The functionality for extracting, resolving and ranking identities is implemented and tested in the forensic tool Tracks Inspector. The implementation in Tracks Inspector is tested on five datasets. The results of this are compared with two other forensic products, Clearwell and Trident, on the extent to which they support the identity functionality. Tracks Inspector delivers very promising results compared to these products, it extracts more or the same number of the relevant identities in their top 10 identities compared to Clearwell and Trident. Tracks Inspector delivers a high accuracy, compared to Clearwell it has a better precision and the recall is approximately equal what results from the tests.

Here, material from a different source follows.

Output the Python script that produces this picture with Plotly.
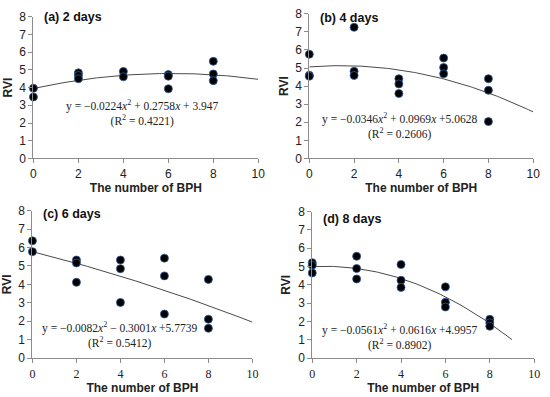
import numpy as np
import plotly.graph_objects as go

# ---- data ----
x_a = [0, 0, 2, 2, 2, 4, 4, 6, 6, 6, 8, 8, 8]
y_a = [3.96, 3.47, 4.83, 4.68, 4.50, 4.91, 4.61, 4.73, 4.64, 3.93, 5.48, 4.77, 4.39]

x_b = [0, 0, 0, 2, 2, 2, 4, 4, 4, 6, 6, 6, 8, 8, 8]
y_b = [5.76, 4.60, 4.55, 7.25, 4.82, 4.59, 4.41, 4.12, 3.59, 5.55, 5.03, 4.68, 4.41, 3.77, 2.04]

x_c = [0, 0, 2, 2, 2, 4, 4, 4, 6, 6, 6, 8, 8, 8]
y_c = [6.36, 5.77, 5.32, 5.16, 4.11, 5.32, 4.85, 3.02, 5.42, 4.46, 2.39, 4.27, 2.11, 1.62]

x_d = [0, 0, 0, 2, 2, 2, 4, 4, 4, 6, 6, 6, 8, 8, 8]
y_d = [5.21, 5.07, 4.65, 5.56, 4.89, 4.32, 5.11, 4.25, 3.86, 3.89, 3.05, 2.79, 2.12, 1.93, 1.74]

# fitted quadratic coefficients (a, b, c) and curve x-extent
coef_a = [-0.0224, 0.2758, 3.947]
coef_b = [-0.0346, 0.0969, 5.0628]
coef_c = [-0.0082, -0.3001, 5.7739]
coef_d = [-0.0561, 0.0616, 4.9957]
xmax_fit = [10, 10, 10, 9]

titles = ["(a) 2 days", "(b) 4 days", "(c) 6 days", "(d) 8 days"]
eqs = [
    "y = −0.0224<i>x</i><sup>2</sup> + 0.2758<i>x</i> + 3.947<br>(R<sup>2</sup> = 0.4221)",
    "y = −0.0346<i>x</i><sup>2</sup> + 0.0969<i>x</i> +5.0628<br>(R<sup>2</sup> = 0.2606)",
    "y = −0.0082<i>x</i><sup>2</sup> − 0.3001<i>x</i> +5.7739<br>(R<sup>2</sup> = 0.5412)",
    "y = −0.0561<i>x</i><sup>2</sup> + 0.0616<i>x</i> +4.9957<br>(R<sup>2</sup> = 0.8902)",
]
x_ticks = [0, 2, 4, 6, 8, 10]
y_ticks = [0, 1, 2, 3, 4, 5, 6, 7, 8]

W, H = 550, 397
# plot areas in pixels: (left, right, top, bottom)
boxes = [(31, 260, 10, 157), (312, 540, 7, 157), (30, 254, 211, 364), (315, 541, 212, 364)]
title_pos = [(40, 10), (321, 11), (39, 215), (324, 220)]
eq_pos = [(142, 110), (404, 123), (119, 340), (404, 342)]
xt_fonts = ["Liberation Sans", "Liberation Sans", "Liberation Serif", "Liberation Serif"]

xs = [x_a, x_b, x_c, x_d]
ys = [y_a, y_b, y_c, y_d]
coefs = [coef_a, coef_b, coef_c, coef_d]

fig = go.Figure()
layout = {}
annotations = []
axcol = "#8c8c8c"
for i in range(4):
    n = "" if i == 0 else str(i + 1)
    l, r, t, b = boxes[i]
    xd = [l / W, r / W]
    yd = [1 - b / H, 1 - t / H]
    a, bb, c = coefs[i]
    xf = np.linspace(0, xmax_fit[i], 101)
    yf = a * xf ** 2 + bb * xf + c
    fig.add_trace(go.Scatter(x=xf, y=yf, mode="lines", line=dict(color="#4a4a4a", width=1),
                             xaxis="x" + n, yaxis="y" + n, showlegend=False, hoverinfo="skip"))
    fig.add_trace(go.Scatter(x=xs[i], y=ys[i], mode="markers", cliponaxis=False,
                             marker=dict(color="black", size=8, line=dict(color="#2e5b9a", width=0.8)),
                             xaxis="x" + n, yaxis="y" + n, showlegend=False))
    layout["xaxis" + n] = dict(domain=xd, anchor="y" + n, range=[0, 10], tickvals=x_ticks,
                               showline=True, linecolor=axcol, linewidth=1, ticks="outside",
                               ticklen=4, tickcolor=axcol, showgrid=False, zeroline=False,
                               tickfont=dict(family=xt_fonts[i], size=12, color="#222"),
                               title=dict(text="<b>The number of BPH</b>", standoff=3,
                                          font=dict(family="Liberation Sans", size=12, color="#222")))
    layout["yaxis" + n] = dict(domain=yd, anchor="x" + n, range=[0, 8], tickvals=y_ticks,
                               showline=True, linecolor=axcol, linewidth=1, ticks="outside",
                               ticklen=4, tickcolor=axcol, showgrid=False, zeroline=False,
                               tickfont=dict(family="Liberation Sans", size=12, color="#222"),
                               title=dict(text="<b>RVI</b>", standoff=4,
                                          font=dict(family="Liberation Sans", size=12, color="#222")))
    annotations.append(dict(text="<b>" + titles[i] + "</b>", x=title_pos[i][0] / W, y=1 - title_pos[i][1] / H,
                            xref="paper", yref="paper", xanchor="left", yanchor="middle", showarrow=False,
                            font=dict(family="Liberation Sans", size=12.5, color="#111")))
    annotations.append(dict(text=eqs[i], x=eq_pos[i][0] / W, y=1 - eq_pos[i][1] / H,
                            xref="paper", yref="paper", xanchor="center", yanchor="middle", showarrow=False,
                            align="center",
                            font=dict(family="Liberation Serif", size=11.5, color="#222")))

fig.update_layout(width=W, height=H, margin=dict(l=0, r=0, t=0, b=0),
                  paper_bgcolor="white", plot_bgcolor="white", annotations=annotations, **layout)
fig.write_html("out.html", config={"displayModeBar": False},
               post_script="document.body.style.margin='0';document.body.style.overflow='hidden';")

The contribution of this research is to show a method for the extraction and ranking of identities in Tracks Inspector. In the digital forensic world it is a quite new approach, because no other software products support this kind of functionality. Investigations can now start by exploring the most relevant identities in a case. The nodes which are involved in an identity can be quickly recognized. This means that the evidence data can be filtered at an early-stage.